See H. E. Guericke, August Hermann Francke (1827, tr. 1837).
A year later, by the help of his friend P Anton, and with the approval and encouragement of Philipp Jakob Spener, he founded the Collegium Philobiblicum, at which a number of graduates met regularly for the systematic study of the Bible, philologically and practically. He next spent some months at Lüneburg as assistant or curate to the learned superintendent, KH Sandhagen, and there his religious beliefs deepened. On leaving Lüneburg he spent some time in Hamburg, where he became a teacher in a private school, and made the acquaintance of Nikolaus Lange.
After a long visit to Spener, at that time a court preacher in Dresden, Francke returned to Leipzig in the spring of 1689, and began to give Bible lectures of an exegetical and practical kind, at the same time resuming the Collegium Philobiblicum of earlier days.

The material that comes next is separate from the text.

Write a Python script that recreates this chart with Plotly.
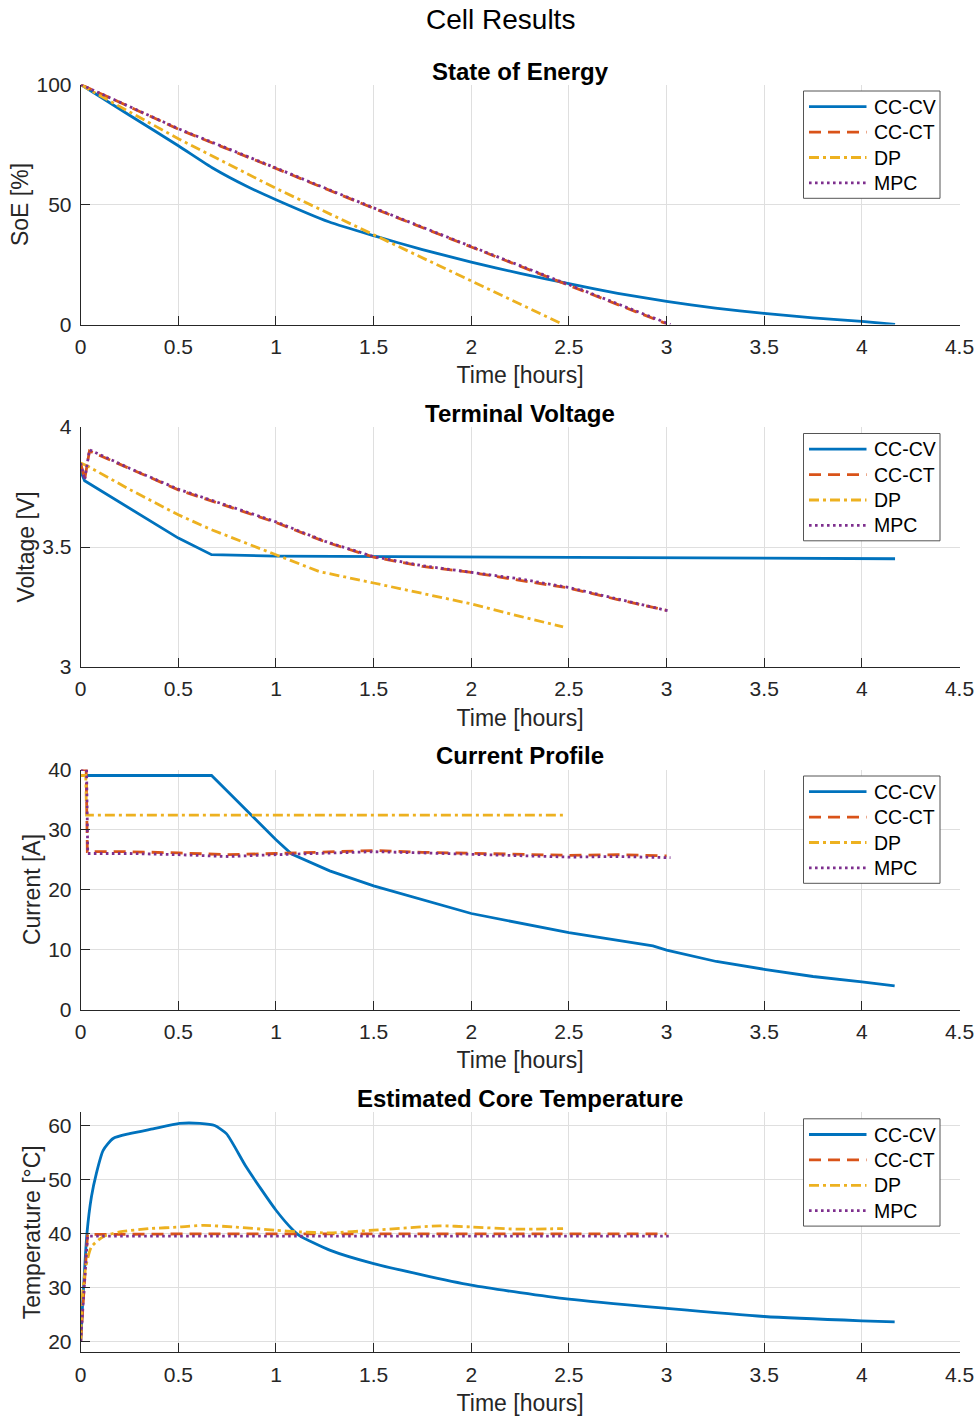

He soon became popular as a lecturer; but the peculiarities of his teaching almost immediately aroused a violent opposition on the part of the university authorities; and before the end of the year he was interdicted from lecturing on the ground of his alleged pietism. That was how Francke's name first came to be publicly associated with that of Spener, and with pietism. Prohibited from lecturing in Leipzig, Francke in 1690 found work at Erfurt as "deacon" of one of the city churches. Here his evangelistic fervour attracted multitudes to his preaching, including Roman Catholics, but at the same time excited the anger of his opponents; and the result of their opposition was that after a ministry of fifteen months he was commanded by the civil authorities (September 27 1691) to leave Erfurt within forty-eight hours. That same year Spener was expelled from Dresden.
In December, through Spener's influence, Francke accepted an invitation to fill the chair of Greek and oriental languages in the new University of Halle, which was at that time being organized by the elector Frederick III of Brandenburg; and at the same time, the chair having no salary attached to it, he was appointed pastor of Glaucha in the immediate neighbourhood of the town. He afterwards became professor of theology.
Here, for the remaining thirty-six years of his life, he discharged the twofold office of pastor and professor with energy and success. At the very outset of his labours he had been profoundly impressed with a sense of his responsibility towards the numerous outcast children who were growing up around him in ignorance and crime. After a number of tentative plans, he resolved in 1695 to institute what is often called a "ragged school," supported by public charity. A single room was at first sufficient, but within a year it was found necessary to purchase a house, to which another was added in 1697.
In 1698 there were 100 orphans under his charge to be clothed and fed, besides 500 children who were taught as day scholars. The schools grew in importance and were later known as the Franckesche Stiftungen. The education given was strictly religious. Hebrew was included, while the Greek and Latin classics were neglected; the Homilies of Macanus took the place of Thucydides. The same principle was consistently applied in his university teaching. Even as professor of Greek he had given great prominence in his lectures to the study of the Scriptures; but he found a much more congenial sphere when, in 1698, he was appointed to the chair of theology. Yet his first courses of lectures in that department were readings and expositions of the Old and New Testament; and to this, as also to hermeneutics, he always attached special importance, believing that for theology a sound exegesis was the one indispensable requisite. "Theologus nascitur in scripturis," he used to say; but during his occupancy of the theological chair he lectured at various times upon other branches of theology also. Amongst his colleagues were Paul Anton, Joachim J Breithaupt and Joachim Lange -- men who shared his beliefs. Through their influence upon the students, Halle became a centre from which pietism became very widely diffused over Germany. Under Francke's influence, Halle also became the center for Danish-Halle Mission to India.
Francke's principal contributions to theological literature were: Manuductio ad lectionem Scripturae Sacrae (1693); Praelectiones hermeneuticae (1717); Commentatio de scopo librorum Veteris et Novi Testamenti (1724); and Lectiones paraeneticae (1726-1736). The Manuductio was translated into English in 1813, under the title A Guide to the Reading and Study of the Holy Scriptures.
An account of his orphanage, entitled Segensvolle Fußstapfen, (1709), which subsequently passed through several editions, has also been partially translated, under the title The Footsteps of Divine Providence: or, The bountjful Hand of Heaven defraying the Expenses of Faith.